First things first. He must make good grades. Like REALLY good as kids in his class have cumulative GPAs above 4.5.
Next, the SAT will become an important differentiator. The good news for students now is that high-priced prep courses of the past are not the only way to prepare to earn higher scores. Our school district provides free resources – like Kahn Academy – that allow Yosef to better prepare for the SAT.
Lastly, I am told activities outside of grades and scores can make a difference in admission to big-time universities. I’m not convinced. However, I will be using the argument when I continue to plead with Yosef to volunteer in our community or join philanthropic clubs at school.
Step 4: The fun
I may have been clueless about college planning and making dumb financial decisions but, man, was I having a great time! Whatever Yosef ends up doing, I hope he can look back at his post-high school days as favorably as I do. I want him to have the time of his life at school.
Then again, just writing that phrase makes me nervous. Will he be responsible? Can he wake up for class after going out mid-week? How will Yosef deal with big classes taught by professors who do not care whether you show up or sleep in?

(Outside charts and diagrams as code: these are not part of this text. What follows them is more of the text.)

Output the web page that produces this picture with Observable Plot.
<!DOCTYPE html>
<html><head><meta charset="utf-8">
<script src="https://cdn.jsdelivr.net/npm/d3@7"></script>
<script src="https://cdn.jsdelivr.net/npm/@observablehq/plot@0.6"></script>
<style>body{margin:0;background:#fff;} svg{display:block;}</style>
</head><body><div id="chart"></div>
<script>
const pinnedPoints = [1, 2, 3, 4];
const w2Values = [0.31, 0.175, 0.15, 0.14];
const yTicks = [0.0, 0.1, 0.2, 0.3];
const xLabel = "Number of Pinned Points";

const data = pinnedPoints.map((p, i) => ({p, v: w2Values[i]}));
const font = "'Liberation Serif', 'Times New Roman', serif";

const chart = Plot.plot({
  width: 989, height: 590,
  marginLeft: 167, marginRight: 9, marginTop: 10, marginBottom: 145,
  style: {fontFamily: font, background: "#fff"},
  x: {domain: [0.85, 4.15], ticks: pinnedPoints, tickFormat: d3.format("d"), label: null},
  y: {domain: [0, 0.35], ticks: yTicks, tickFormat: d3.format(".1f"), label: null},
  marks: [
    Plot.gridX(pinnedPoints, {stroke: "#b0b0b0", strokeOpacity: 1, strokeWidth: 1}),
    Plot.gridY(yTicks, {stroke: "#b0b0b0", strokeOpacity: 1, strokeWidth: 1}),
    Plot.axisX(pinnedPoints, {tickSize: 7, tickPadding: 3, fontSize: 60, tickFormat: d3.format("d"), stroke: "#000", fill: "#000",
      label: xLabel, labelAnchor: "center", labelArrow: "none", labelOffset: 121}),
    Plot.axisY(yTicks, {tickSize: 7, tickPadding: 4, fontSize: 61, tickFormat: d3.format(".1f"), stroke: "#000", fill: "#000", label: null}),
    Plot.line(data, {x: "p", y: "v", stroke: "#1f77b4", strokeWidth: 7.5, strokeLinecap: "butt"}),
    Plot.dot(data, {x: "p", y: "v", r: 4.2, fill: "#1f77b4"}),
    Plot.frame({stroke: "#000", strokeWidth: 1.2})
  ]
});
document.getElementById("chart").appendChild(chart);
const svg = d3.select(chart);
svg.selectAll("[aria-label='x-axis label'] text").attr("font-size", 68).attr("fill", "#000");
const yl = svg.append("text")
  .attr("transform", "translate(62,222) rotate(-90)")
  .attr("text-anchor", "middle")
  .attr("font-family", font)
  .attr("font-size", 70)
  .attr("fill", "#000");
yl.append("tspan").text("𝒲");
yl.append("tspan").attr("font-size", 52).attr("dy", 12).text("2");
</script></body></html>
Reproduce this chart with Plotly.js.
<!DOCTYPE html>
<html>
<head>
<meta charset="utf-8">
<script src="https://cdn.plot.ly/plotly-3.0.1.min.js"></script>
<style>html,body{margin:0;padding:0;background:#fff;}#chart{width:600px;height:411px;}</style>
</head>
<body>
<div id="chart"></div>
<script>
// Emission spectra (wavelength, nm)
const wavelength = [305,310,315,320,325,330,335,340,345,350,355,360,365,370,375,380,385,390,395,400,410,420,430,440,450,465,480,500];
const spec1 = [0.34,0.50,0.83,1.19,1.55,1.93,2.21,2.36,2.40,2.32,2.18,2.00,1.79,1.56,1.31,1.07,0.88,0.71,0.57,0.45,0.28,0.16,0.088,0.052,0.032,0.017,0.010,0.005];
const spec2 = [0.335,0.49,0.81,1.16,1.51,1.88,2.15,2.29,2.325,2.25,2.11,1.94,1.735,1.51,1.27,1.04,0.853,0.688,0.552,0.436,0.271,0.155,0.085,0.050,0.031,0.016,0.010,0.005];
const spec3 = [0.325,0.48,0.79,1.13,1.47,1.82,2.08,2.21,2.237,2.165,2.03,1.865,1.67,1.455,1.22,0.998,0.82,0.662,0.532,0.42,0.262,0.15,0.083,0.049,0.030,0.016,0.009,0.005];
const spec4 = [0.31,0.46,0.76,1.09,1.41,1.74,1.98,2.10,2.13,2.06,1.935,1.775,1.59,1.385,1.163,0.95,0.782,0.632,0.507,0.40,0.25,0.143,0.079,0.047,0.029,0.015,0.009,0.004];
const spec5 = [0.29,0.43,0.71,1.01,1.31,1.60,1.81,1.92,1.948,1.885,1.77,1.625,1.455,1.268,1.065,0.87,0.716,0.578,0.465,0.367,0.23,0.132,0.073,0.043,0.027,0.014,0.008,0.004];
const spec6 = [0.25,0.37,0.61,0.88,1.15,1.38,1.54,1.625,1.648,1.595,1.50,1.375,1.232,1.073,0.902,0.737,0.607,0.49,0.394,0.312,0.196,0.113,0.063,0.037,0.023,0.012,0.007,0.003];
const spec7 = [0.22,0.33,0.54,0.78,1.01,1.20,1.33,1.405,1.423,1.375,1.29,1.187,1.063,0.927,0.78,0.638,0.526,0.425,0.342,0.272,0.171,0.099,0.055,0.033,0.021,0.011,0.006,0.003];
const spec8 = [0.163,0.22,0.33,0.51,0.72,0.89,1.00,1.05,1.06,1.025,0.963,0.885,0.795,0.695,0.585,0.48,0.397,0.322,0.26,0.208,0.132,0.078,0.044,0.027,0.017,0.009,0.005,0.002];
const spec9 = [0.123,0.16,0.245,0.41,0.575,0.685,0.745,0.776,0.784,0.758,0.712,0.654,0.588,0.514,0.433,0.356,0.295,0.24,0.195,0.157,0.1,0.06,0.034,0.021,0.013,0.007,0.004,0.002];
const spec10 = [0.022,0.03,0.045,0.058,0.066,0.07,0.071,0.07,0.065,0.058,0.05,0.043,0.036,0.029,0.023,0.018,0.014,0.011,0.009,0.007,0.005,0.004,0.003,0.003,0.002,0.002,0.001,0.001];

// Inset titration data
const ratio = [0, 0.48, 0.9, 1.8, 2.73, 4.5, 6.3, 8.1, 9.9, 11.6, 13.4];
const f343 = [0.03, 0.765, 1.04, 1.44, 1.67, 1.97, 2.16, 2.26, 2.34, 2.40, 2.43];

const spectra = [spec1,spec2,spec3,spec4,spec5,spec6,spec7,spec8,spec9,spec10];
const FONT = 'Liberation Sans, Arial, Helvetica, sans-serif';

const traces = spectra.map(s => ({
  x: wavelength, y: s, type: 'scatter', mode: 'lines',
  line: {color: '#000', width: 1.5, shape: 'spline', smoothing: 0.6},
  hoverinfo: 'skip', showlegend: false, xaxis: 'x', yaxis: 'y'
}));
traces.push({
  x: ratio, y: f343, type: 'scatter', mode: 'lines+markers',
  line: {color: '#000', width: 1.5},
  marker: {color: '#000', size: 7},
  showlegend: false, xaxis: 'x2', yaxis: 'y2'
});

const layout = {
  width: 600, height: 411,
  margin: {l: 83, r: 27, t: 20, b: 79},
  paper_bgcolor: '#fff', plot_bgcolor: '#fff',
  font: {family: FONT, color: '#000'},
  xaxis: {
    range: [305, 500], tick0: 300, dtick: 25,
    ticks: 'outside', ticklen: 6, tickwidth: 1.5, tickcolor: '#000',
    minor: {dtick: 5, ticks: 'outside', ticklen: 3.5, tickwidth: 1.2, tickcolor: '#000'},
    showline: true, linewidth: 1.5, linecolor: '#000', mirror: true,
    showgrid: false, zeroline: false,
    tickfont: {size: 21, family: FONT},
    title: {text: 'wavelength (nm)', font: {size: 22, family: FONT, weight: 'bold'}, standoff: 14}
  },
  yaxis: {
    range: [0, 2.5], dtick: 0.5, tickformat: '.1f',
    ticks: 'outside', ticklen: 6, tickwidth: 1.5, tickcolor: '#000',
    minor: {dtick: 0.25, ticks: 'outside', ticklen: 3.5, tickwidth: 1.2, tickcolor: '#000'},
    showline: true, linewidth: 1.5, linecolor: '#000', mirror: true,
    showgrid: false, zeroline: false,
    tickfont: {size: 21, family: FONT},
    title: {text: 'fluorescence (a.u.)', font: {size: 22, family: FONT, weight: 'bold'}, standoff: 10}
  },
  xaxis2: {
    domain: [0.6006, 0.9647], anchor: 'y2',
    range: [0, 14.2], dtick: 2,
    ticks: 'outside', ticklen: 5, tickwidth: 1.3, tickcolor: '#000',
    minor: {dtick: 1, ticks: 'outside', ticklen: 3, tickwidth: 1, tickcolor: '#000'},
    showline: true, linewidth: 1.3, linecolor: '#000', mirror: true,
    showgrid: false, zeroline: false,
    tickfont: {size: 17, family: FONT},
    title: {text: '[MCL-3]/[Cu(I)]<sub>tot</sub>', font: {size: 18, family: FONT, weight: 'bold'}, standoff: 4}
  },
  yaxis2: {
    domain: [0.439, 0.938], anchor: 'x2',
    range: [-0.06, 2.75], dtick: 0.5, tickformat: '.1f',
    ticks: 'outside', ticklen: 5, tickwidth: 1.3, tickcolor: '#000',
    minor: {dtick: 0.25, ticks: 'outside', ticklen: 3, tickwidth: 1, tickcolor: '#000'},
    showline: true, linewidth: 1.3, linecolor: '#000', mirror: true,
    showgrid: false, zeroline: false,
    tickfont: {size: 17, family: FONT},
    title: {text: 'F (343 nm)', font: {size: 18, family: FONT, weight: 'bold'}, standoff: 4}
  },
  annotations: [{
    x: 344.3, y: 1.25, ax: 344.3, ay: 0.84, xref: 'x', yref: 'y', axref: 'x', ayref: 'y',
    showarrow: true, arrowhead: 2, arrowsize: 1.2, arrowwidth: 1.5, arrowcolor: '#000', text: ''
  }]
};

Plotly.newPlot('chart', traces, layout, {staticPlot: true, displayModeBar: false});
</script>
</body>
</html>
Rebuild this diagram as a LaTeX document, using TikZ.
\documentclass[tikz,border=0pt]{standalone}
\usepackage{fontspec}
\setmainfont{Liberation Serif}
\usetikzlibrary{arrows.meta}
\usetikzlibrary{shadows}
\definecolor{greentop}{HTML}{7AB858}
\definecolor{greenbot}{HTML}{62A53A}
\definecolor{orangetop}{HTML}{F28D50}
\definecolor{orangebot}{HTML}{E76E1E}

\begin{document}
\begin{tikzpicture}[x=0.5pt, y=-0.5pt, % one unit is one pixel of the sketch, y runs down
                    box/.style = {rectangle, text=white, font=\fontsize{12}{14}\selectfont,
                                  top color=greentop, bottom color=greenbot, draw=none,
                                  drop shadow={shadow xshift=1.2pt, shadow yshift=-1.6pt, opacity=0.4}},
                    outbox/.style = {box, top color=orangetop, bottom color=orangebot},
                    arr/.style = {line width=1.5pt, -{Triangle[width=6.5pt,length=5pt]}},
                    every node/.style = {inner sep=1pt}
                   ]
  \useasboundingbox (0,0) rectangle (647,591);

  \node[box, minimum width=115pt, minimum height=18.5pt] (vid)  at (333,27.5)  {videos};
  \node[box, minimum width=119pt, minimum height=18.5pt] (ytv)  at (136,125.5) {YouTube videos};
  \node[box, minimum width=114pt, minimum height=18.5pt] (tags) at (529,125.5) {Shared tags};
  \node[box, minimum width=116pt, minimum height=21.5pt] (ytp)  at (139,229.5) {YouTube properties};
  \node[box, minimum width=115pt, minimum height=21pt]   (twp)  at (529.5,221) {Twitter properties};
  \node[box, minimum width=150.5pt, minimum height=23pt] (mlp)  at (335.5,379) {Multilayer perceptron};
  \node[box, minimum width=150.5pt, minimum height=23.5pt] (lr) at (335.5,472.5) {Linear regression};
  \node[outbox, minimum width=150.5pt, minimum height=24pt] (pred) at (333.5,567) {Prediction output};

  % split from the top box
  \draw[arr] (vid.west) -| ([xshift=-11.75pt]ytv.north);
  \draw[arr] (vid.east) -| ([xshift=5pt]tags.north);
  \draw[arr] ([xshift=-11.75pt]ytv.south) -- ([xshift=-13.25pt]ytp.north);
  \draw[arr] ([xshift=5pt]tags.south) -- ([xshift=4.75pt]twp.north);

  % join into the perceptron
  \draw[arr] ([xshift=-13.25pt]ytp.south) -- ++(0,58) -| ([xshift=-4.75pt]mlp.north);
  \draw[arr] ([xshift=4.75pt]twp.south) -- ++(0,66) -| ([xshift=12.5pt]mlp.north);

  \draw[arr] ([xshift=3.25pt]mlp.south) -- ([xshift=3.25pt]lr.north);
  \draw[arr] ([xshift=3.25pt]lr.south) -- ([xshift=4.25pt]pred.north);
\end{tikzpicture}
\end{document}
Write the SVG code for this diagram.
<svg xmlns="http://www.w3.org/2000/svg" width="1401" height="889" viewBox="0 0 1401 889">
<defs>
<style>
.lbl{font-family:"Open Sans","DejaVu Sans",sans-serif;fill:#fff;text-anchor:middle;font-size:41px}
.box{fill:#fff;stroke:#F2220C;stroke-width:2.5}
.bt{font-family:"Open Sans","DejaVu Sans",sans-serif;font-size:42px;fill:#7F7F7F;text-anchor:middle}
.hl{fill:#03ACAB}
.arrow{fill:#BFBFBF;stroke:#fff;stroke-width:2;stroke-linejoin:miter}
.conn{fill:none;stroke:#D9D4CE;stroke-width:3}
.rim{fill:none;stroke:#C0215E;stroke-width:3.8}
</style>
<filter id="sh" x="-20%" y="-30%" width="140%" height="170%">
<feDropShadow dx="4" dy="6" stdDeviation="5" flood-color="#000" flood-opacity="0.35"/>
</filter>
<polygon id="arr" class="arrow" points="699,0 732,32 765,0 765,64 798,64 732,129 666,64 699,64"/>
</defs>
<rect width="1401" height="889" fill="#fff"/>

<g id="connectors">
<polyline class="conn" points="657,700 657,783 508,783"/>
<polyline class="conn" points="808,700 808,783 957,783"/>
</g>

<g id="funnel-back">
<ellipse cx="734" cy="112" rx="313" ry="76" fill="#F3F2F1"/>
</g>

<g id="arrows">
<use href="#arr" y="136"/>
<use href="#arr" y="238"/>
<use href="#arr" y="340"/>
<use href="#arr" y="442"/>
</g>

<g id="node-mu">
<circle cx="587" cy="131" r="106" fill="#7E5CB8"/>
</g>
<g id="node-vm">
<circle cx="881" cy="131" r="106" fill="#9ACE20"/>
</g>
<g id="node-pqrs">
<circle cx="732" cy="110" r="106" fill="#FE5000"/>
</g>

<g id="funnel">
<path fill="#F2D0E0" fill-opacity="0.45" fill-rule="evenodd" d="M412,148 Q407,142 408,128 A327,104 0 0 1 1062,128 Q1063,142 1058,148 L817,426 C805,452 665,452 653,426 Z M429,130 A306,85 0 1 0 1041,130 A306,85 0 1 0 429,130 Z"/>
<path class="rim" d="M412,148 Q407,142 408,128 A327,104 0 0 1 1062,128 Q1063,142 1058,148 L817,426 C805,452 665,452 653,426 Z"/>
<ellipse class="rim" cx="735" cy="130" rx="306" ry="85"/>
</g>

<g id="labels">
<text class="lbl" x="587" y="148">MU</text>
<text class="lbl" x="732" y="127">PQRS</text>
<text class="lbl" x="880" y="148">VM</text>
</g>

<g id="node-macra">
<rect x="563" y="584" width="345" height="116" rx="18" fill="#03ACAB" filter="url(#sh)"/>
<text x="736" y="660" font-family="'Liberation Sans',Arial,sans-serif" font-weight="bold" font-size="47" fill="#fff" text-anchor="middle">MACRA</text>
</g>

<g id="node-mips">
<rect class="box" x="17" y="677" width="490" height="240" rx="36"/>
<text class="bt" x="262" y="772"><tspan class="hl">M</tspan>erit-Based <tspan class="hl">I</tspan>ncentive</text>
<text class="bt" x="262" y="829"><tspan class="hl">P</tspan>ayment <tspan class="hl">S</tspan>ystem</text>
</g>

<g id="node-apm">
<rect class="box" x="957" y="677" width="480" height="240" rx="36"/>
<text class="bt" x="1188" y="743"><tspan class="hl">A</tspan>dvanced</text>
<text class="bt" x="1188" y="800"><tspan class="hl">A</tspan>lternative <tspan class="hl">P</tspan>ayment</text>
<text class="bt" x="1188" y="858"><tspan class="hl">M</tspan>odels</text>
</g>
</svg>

I will help him learn by talking to him about finding the right balance between having a good time and taking school seriously.
Step 5: Turn ‘em loose
However, working to arm Yosef with more insights than I had before leaving for college will not help me sleep any better. I will not worry less about him since I will have less influence on his decisions. Helping him wade through today’s financial and scholastic realities also does not mean I am not cheering for him to do whatever it is he feels passionate about. All this effort, in fact, should show Yosef that I want him to succeed.
I will figure it out and so will he. Hopefully, he takes his first step toward a bright future differently than I did, and select a course without regard for his buddy down the street’s opinion or a football rooting interest.